С первых дней службы в отеле «Савой» дедушка Гуччо осознал важность традиции, когда речь идет о создании символа общественного статуса. Титулы предков, фамильные гербы и тисненые инициалы были отличительным признаком мелкопоместного дворянства, так что моему отцу, если он хотел сделать лейбл GUCCI синонимом роскоши, чтобы привлекать богатых покупателей и «тянуться вверх», нужно было умалчивать о скромных корнях своего рода и изобрести для него более впечатляющую наследственность. И уж явно не в интересах семьи афишировать плебейское начало карьеры деда в качестве коридорного.

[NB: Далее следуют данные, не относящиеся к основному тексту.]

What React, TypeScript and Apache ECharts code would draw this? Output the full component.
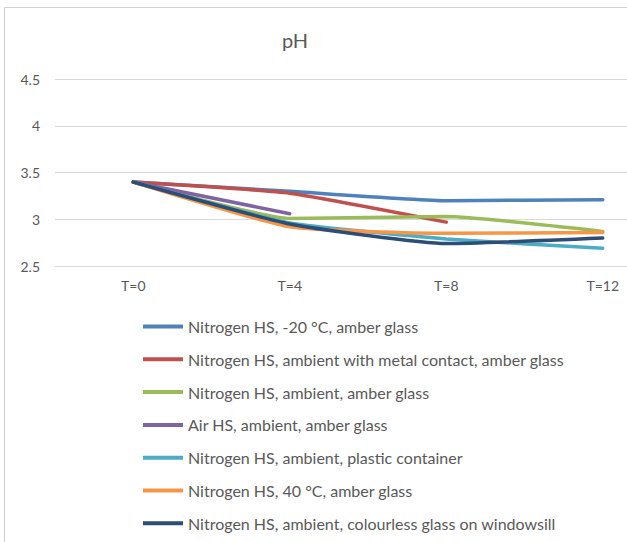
import React, { useEffect, useRef } from "react";
import * as echarts from "echarts";

// Sampling times
const categories = ["T=0", "T=4", "T=8", "T=12"];

// pH readings per storage condition (null = not measured)
const nitrogenMinus20 = [3.4, 3.3, 3.2, 3.21];
const nitrogenMetalContact = [3.4, 3.28, 2.97, null];
const nitrogenAmbientAmber = [3.4, 3.01, 3.03, 2.87];
const airAmbientAmber = [3.4, 3.06, null, null];
const nitrogenPlastic = [3.4, 2.96, 2.79, 2.69];
const nitrogen40C = [3.4, 2.92, 2.85, 2.86];
const nitrogenWindowsill = [3.4, 2.95, 2.74, 2.8];

const seriesNames = [
  "Nitrogen HS, -20 °C, amber glass",
  "Nitrogen HS, ambient with metal contact, amber glass",
  "Nitrogen HS, ambient, amber glass",
  "Air HS, ambient, amber glass",
  "Nitrogen HS, ambient, plastic container",
  "Nitrogen HS, 40 °C, amber glass",
  "Nitrogen HS, ambient, colourless glass on windowsill",
];
const seriesValues = [
  nitrogenMinus20,
  nitrogenMetalContact,
  nitrogenAmbientAmber,
  airAmbientAmber,
  nitrogenPlastic,
  nitrogen40C,
  nitrogenWindowsill,
];
const palette = ["#4F81BD", "#C0504D", "#9BBB59", "#8064A2", "#4BACC6", "#F79646", "#2C4D75"];

const FONT = "Lato, 'Open Sans', sans-serif";
const TEXT = "#595959";

export default function App() {
  const ref = useRef<HTMLDivElement>(null);

  useEffect(() => {
    document.body.style.margin = "0";
    const chart = echarts.init(ref.current!, null, { renderer: "svg" });
    chart.setOption({
      animation: false,
      backgroundColor: "#ffffff",
      color: palette,
      textStyle: { fontFamily: FONT },
      title: {
        text: "pH",
        left: 290,
        top: 25,
        textAlign: "center",
        textStyle: { fontSize: 20, fontWeight: "normal", color: TEXT, fontFamily: FONT },
      },
      graphic: [
        {
          type: "rect",
          shape: { x: 4.5, y: 7.5, width: 700, height: 600 },
          style: { fill: "none", stroke: "#d0d0d0", lineWidth: 1 },
          silent: true,
        },
      ],
      // plot area runs past the right edge of the canvas
      grid: {
        left: 55,
        top: 79.3,
        width: 626,
        height: 186.7,
        containLabel: false,
        outerBoundsMode: "none",
      },
      xAxis: {
        type: "category",
        data: categories,
        boundaryGap: true,
        axisLine: { show: true, lineStyle: { color: "#d9d9d9" } },
        axisTick: { show: false },
        axisLabel: { color: TEXT, fontSize: 14, margin: 12, fontFamily: FONT },
      },
      yAxis: {
        type: "value",
        min: 2.5,
        max: 4.5,
        interval: 0.5,
        axisLine: { show: false },
        axisTick: { show: false },
        axisLabel: { color: TEXT, fontSize: 14, margin: 15, fontFamily: FONT },
        splitLine: { lineStyle: { color: "#d9d9d9", width: 1 } },
      },
      legend: {
        orient: "vertical",
        left: 138,
        top: 313.5,
        icon: "rect",
        itemWidth: 40,
        itemHeight: 4,
        itemGap: 16.8,
        textStyle: { color: TEXT, fontSize: 16, lineHeight: 16, fontFamily: FONT },
        data: seriesNames,
      },
      series: seriesNames.map((name, i) => ({
        name,
        type: "line",
        data: seriesValues[i],
        smooth: 0.15,
        symbol: "none",
        connectNulls: false,
        lineStyle: { width: 3.5, color: palette[i], cap: "round" },
        itemStyle: { color: palette[i] },
      })),
    });
    return () => chart.dispose();
  }, []);

  return (
    <div
      ref={ref}
      style={{ position: "fixed", left: 0, top: 0, width: 627, height: 542 }}
    />
  );
}
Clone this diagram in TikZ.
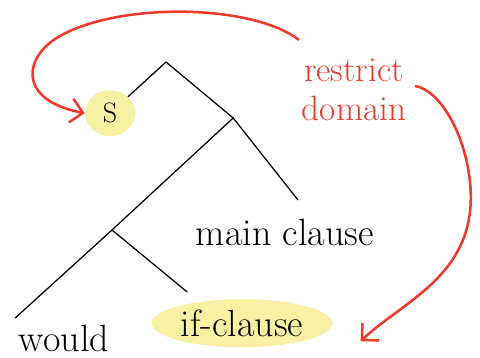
\documentclass[tikz,border=0pt]{standalone}
\usepackage{xcolor}
\usepackage{tikz}
\usetikzlibrary{arrows.meta,positioning,shapes.geometric,calc}
\definecolor{markred}{HTML}{F0392B}
\definecolor{hiyellow}{HTML}{F8F1A4}

\begin{document}
\begin{tikzpicture}[
  font=\fontsize{27}{30}\selectfont,
  branch/.style={line width=0.9pt},
  hilite/.style={ellipse,fill=hiyellow,inner sep=2pt},
  word/.style={inner sep=1pt},
  note/.style={color=markred,align=center,font=\fontsize{25}{28}\selectfont},
  scopearrow/.style={draw=markred,line width=1.8pt,-{Straight Barb[length=3mm,width=6mm]}}]
\useasboundingbox (0,0) rectangle (12,-8.95);
% tree skeleton
\coordinate (root) at (4.15,-1.55);
\coordinate (top) at (5.83,-2.95);
\coordinate (low) at (2.8,-5.75);
\coordinate (mainend) at (7.45,-5.0);
\coordinate (wouldend) at (0.38,-7.95);
\coordinate (ifend) at (4.68,-7.3);
% leaves
\node[hilite,minimum width=1.25cm,minimum height=1.15cm,font=\fontsize{20}{22}\selectfont] (s) at (2.75,-2.83) {S};
\node[word] (main) at (7.12,-5.8) {main clause};
\node[word] (would) at (1.6,-8.45) {would};
\node[hilite,minimum width=3.95cm,minimum height=1.2cm] (ifc) at (6.05,-8.08) {if-clause};
\node[note] (rd) at (8.85,-2.25) {restrict\\domain};
% branches
\draw[branch] (root) -- (s);
\draw[branch] (root) -- (top) -- (mainend);
\draw[branch] (top) -- (low) -- (wouldend);
\draw[branch] (low) -- (ifend);
% red arrows
\draw[scopearrow] ([shift={(0.05,0.35)}]rd.north west) .. controls (6.3,-0.1) and (3.0,-0.05) .. (1.5,-0.9)
  .. controls (0.6,-1.4) and (0.4,-2.5) .. (s.west);
\draw[scopearrow] ([shift={(0.1,0.1)}]rd.east) .. controls (11.2,-2.3) and (11.9,-4.0) .. (11.75,-5.3)
  .. controls (11.55,-7.0) and (10.0,-7.6) .. ([shift={(0.7,-0.45)}]ifc.east);
\end{tikzpicture}
\end{document}
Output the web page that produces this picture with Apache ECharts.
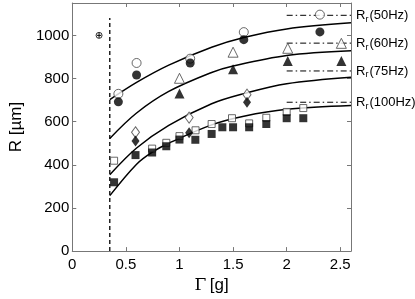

Как однажды заявил папа, «символ статуса не возникает из воздуха. Он становится таковым, когда его принимает определенная элита, и после этого все стремятся его купить». Поэтому в первые послевоенные годы они с отцом принялись разрабатывать хитроумный план по созданию «предыстории» для фамилии Гуччи. Поскольку они оба выросли до появления автомобилей, а среди их клиентов было немало аристократов, продолжавших ездить в экипажах, они придумали лакированную версию истории, в которой их род «предположительно» ведет свое начало от флорентийских седельщиков, обслуживавших средневековую знать.
Такая интерпретация удачно укладывалась в представление о прочной и надежной продукции, связанной с «конской» тематикой, которую они начали производить: тесьма в красно-зеленую полоску, вдохновленная подпругами; ткани цветов жокейской одежды; металлическая фурнитура и ручки, стилизованные под стремена и уздечки; и особые двойные швы, которые обычно ассоциируются с лучшими кожаными седлами.
Хитрым ходом стало усовершенствование крохотной эмблемы GUCCI, вручную вышитой на каждой фабричной сумке. Теперь она включала стилизованный герб, на котором был изображен щит под родовой фамилией, украшенный розой и колесом. Благородный рыцарь в доспехах сменил плебея-слугу, несущего багаж.
Так появился миф.
В детстве отец подарил мне крохотный перстенек-печатку с гербом Гуччи. Изготовленный из 11-каратного золота, он идеально сидел на моем мизинце. Хотя я и была тогда слишком мала, чтобы оценить его значение, но носила его с гордостью и по-прежнему дорожу им.
У моего отца были и другие идеи для поддержания активности торговли. В трудные послевоенные годы, когда Италия страдала от депрессии, а кожа оставалась контролируемым товаром[14], он продолжал экспериментировать с другими материалами, чтобы производить финансово выгодную продукцию. Как говорится, голь на выдумки хитра, и в 1947 году на свет появилась Bamboo Bag [«бамбуковая сумка». – Пер.]. Невозможно точно сказать, кому из Гуччи первому пришла в голову идея сумки из свиной кожи характерной формы, навеянной ассоциациями с очертаниями седла, с ручками из обожженного бамбукового тростника; но я лично всегда считала, что это был гениальный ход.